• What you are asked to do: Go from the first line to the line with "const chart = echarts.init(document.getElementById('chart'))" and return those lines verbatim, ends included.

• Given information:
★ ★ ★ ★ ★

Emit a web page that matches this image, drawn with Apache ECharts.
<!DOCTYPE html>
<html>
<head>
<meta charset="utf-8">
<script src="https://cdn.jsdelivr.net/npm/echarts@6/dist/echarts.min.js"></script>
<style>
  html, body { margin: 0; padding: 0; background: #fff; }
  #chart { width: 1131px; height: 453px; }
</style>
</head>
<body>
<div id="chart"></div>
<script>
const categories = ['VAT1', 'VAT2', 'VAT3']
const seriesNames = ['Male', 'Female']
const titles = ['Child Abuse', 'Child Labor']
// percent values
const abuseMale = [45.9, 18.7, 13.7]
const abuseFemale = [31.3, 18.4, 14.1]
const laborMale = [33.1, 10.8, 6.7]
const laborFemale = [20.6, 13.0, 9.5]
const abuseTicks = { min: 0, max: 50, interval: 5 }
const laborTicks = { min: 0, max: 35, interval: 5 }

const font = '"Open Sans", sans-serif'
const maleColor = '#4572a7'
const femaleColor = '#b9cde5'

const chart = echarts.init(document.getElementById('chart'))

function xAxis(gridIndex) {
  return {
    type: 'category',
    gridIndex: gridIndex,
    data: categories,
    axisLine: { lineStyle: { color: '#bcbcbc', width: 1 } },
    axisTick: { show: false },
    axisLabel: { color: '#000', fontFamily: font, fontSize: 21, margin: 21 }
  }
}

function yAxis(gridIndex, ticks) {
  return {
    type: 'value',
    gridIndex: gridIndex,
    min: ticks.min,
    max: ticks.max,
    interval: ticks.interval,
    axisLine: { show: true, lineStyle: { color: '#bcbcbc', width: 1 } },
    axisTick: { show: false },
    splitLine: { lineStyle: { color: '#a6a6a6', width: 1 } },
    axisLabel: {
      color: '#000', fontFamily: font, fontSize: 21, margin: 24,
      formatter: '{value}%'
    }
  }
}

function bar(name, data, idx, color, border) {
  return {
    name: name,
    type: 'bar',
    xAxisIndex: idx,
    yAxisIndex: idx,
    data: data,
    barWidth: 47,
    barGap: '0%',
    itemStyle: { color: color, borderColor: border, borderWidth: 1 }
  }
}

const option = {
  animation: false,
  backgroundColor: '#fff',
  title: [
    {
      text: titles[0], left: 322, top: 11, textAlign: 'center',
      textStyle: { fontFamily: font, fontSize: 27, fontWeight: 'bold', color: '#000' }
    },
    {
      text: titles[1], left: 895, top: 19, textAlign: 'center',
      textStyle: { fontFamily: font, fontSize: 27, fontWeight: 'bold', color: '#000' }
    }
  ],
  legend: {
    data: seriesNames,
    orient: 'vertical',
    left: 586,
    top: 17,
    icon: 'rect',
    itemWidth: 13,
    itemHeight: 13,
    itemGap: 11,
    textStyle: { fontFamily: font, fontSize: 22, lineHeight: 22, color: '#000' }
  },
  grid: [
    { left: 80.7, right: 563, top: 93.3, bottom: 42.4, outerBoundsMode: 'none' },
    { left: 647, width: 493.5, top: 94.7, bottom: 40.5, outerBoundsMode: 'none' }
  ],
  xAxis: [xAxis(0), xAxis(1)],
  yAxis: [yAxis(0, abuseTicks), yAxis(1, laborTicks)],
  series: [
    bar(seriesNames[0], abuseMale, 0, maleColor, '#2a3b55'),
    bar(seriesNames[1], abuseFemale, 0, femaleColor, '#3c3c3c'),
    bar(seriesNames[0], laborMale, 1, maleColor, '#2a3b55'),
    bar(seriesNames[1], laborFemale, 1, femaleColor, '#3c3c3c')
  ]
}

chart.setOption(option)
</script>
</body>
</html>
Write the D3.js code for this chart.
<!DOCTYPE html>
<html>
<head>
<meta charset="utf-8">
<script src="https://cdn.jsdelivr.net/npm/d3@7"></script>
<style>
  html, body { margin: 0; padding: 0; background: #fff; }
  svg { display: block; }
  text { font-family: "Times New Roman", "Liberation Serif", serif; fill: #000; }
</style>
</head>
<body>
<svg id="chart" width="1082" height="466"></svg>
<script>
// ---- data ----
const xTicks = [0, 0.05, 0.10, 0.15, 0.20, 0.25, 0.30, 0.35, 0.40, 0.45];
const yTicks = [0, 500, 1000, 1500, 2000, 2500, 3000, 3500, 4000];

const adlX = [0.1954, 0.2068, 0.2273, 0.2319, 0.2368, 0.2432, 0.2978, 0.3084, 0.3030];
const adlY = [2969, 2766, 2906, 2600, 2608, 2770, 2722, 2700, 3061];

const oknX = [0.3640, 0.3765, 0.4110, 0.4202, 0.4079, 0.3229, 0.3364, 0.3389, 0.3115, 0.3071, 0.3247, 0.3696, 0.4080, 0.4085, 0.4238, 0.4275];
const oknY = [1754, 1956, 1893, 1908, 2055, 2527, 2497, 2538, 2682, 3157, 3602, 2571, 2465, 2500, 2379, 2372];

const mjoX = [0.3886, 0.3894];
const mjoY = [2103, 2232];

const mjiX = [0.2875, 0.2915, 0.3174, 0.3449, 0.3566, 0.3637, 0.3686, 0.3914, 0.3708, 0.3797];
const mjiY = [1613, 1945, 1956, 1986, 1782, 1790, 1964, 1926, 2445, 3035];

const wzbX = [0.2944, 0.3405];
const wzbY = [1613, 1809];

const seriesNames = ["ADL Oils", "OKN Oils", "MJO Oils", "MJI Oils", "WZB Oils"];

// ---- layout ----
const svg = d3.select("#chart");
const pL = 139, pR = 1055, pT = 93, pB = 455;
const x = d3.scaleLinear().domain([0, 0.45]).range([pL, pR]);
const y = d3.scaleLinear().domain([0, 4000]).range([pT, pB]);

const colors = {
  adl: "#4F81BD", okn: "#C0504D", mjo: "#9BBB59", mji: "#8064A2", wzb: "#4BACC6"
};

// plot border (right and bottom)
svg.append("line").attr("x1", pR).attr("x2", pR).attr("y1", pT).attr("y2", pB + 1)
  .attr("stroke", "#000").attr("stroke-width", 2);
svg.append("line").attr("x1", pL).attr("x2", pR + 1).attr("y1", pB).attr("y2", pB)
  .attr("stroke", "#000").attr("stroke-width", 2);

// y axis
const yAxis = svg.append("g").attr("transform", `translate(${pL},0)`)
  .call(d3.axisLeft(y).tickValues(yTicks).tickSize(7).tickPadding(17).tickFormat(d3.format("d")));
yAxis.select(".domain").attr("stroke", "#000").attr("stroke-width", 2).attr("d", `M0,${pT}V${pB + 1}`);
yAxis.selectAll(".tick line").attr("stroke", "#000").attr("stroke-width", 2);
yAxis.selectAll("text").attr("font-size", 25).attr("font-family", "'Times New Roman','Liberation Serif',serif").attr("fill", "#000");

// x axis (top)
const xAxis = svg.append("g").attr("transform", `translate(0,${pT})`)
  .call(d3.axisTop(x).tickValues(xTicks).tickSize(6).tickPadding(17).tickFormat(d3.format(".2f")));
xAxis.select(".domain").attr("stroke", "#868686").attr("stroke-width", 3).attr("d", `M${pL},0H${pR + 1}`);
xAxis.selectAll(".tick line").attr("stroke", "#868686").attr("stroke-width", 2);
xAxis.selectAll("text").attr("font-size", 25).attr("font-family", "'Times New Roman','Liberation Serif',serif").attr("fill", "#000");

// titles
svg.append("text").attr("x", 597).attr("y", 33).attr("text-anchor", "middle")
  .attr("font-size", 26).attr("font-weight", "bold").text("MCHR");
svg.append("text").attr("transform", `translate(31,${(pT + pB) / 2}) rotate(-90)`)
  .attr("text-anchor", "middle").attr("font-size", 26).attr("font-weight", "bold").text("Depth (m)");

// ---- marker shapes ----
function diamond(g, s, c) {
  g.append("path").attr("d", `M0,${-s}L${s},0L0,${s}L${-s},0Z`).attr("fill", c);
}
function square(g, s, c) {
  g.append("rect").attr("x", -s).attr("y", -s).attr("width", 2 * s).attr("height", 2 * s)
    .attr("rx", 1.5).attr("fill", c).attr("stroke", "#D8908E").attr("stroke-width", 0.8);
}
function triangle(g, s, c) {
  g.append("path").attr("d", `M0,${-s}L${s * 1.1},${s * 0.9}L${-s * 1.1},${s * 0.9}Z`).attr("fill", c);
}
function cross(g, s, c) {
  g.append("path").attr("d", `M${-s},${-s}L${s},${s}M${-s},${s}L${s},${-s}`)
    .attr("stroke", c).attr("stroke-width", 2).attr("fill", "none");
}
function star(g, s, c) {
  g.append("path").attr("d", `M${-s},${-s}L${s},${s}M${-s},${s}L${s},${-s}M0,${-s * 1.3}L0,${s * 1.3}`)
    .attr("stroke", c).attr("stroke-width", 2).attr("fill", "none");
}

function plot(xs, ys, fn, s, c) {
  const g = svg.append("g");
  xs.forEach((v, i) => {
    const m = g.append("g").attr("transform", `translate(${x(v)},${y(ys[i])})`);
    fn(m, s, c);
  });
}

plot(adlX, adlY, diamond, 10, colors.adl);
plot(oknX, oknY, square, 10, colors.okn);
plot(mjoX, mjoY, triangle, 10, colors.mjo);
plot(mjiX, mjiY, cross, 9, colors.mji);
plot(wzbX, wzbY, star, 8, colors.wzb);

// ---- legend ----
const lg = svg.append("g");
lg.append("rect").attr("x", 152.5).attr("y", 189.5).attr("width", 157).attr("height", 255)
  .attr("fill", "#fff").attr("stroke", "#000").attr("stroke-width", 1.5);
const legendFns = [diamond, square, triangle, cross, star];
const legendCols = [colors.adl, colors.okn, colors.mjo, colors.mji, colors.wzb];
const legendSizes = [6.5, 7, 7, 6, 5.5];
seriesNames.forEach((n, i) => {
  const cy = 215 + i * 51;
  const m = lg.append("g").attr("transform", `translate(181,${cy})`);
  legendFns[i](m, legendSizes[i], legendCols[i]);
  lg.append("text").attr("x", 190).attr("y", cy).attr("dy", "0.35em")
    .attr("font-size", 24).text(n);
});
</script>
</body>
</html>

★ ★ ★ ★ ★

• Answer to the problem:
Emit a web page that matches this image, drawn with Apache ECharts.
<!DOCTYPE html>
<html>
<head>
<meta charset="utf-8">
<script src="https://cdn.jsdelivr.net/npm/echarts@6/dist/echarts.min.js"></script>
<style>
  html, body { margin: 0; padding: 0; background: #fff; }
  #chart { width: 1131px; height: 453px; }
</style>
</head>
<body>
<div id="chart"></div>
<script>
const categories = ['VAT1', 'VAT2', 'VAT3']
const seriesNames = ['Male', 'Female']
const titles = ['Child Abuse', 'Child Labor']
// percent values
const abuseMale = [45.9, 18.7, 13.7]
const abuseFemale = [31.3, 18.4, 14.1]
const laborMale = [33.1, 10.8, 6.7]
const laborFemale = [20.6, 13.0, 9.5]
const abuseTicks = { min: 0, max: 50, interval: 5 }
const laborTicks = { min: 0, max: 35, interval: 5 }

const font = '"Open Sans", sans-serif'
const maleColor = '#4572a7'
const femaleColor = '#b9cde5'

const chart = echarts.init(document.getElementById('chart'))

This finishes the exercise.